Sur tout un autre plan, certains médias et hommes de médias pourraient prendre un coup de cette grève. Si certains comme Equinoxe télévision, Canal 2 international, STV pour ne citer que ceux-là ont gagné en audience, d’autres par contre, à l’instar de la CRTV, en perdront davantage. La chaine de télévision à capitaux publics aurait vexé plus d’un, tant dans le traitement que dans la diffusion de certaines informations dites erronées. « La CRTV et moi c’est terminé ! Je ne comprends pas comment une chaine de télévision qui fonctionne grâce à nos redevances audiovisuelles peut se permettre de mentir autant.
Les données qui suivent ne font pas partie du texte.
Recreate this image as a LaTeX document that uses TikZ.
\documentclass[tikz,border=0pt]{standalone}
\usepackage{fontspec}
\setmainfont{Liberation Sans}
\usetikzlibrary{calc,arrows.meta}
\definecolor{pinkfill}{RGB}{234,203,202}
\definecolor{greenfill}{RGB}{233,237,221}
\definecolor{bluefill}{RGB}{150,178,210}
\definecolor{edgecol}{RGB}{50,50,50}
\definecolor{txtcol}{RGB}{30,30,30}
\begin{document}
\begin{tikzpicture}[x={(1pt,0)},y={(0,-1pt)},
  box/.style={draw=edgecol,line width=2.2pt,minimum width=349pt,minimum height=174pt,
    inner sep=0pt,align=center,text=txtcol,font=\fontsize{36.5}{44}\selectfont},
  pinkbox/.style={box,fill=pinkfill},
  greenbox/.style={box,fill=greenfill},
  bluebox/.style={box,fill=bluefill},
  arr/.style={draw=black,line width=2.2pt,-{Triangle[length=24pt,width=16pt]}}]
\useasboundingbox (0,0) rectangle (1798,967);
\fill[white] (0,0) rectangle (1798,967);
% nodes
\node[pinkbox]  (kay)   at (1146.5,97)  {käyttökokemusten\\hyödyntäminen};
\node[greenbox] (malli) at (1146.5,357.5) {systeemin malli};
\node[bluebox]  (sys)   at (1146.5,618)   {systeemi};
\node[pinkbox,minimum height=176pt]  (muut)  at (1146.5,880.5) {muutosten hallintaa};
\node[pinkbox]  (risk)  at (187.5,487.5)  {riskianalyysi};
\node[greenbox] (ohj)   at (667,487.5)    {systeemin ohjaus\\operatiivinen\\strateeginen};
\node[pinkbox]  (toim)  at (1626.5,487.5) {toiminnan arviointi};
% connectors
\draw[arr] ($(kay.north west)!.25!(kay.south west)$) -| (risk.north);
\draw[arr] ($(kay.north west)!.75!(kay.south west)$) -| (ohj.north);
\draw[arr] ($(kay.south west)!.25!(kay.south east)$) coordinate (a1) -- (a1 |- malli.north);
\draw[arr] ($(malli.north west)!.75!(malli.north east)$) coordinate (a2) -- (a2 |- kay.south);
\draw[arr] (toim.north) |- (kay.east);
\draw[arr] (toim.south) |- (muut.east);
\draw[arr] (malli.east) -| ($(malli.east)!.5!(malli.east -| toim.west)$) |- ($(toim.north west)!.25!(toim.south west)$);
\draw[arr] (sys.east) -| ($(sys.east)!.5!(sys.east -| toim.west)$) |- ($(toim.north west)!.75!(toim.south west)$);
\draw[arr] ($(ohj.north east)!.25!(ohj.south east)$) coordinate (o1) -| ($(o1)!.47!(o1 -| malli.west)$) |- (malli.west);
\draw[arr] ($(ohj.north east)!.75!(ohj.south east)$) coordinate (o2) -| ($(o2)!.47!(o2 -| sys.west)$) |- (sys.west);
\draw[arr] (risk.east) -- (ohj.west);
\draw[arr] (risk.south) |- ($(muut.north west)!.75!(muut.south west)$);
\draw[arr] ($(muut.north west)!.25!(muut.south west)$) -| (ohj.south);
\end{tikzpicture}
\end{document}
C’est seulement dans cette chaine qu’on a annoncé l’augmentation des salaires des enseignants, alors qu’il n’en était rien, même pas des compléments de salaires à cent pour cent, ne parlons pas des rappels. C’est encore là-bas qu’on a fait fabriquer de faux enseignants comme Jean Paul Bikeck qui se sont permis de venir dire au sortir d’une réunion avec le ministre du travail que le mot d’ordre de grève est levé, inutile de préciser que c’est cette même chaine qui disait bien longtemps avant que la grève est terminée. », s’offusque une institutrice en colère. Décidément, la colère des enseignants n’a pas baissé, même pas avec certains hommes de médias comme « celui d’Owona Nguini, qui a retourné sa veste et s’est assis à la table des pilleurs de fonds, se lève aussi un jour pour traiter les enseignants d’instrumentalisés, quelle grosse injure à l’endroit des « seigneurs de la craie » ! ».
En somme, cette grève aura fait couler beaucoup d’encre et de salive. Elle aura surtout fait, comme le reconnait un membre de la société civile : « de nombreuses révélations car permettant de voir comment les enseignants, généralement traités de peureux, ont su mettre l’Etat dos au mur en lui sortant la carte de l’inattendu ».
Mais le plus grand bien qu’elle aura également fait dans les établissements scolaires, c’est « d’avoir permis à chacun de nous de découvrir le vrai visage des collègues et de savoir à qui on a désormais affaire pour le reste de la carrière. Nous avons vu les collègues les plus réservés se lever comme des fauves pour défendre nos droits, certains autres, malgré leur rapprochement avec le staff administratif en général et le chef en particulier, ont d’abord mis cet aspect de côté pour défendre l’enseignant tout court. En revanche, nous avons également eu l’occasion la plus idoine de découvrir les extrémistes, les téméraires, les animateurs, les leaders, les suiveurs, les traitres, etc. », mentionne Raoul Kaldak, enseignant de philosophie à l’extrême-nord du pays. Elle aura fait bouger les lignes, la grève, mais surtout, elle laissera de nombreuses plaies qu’il importe de panser dans les plus brefs délais, au risque d’en faire des cicatrices étouffées.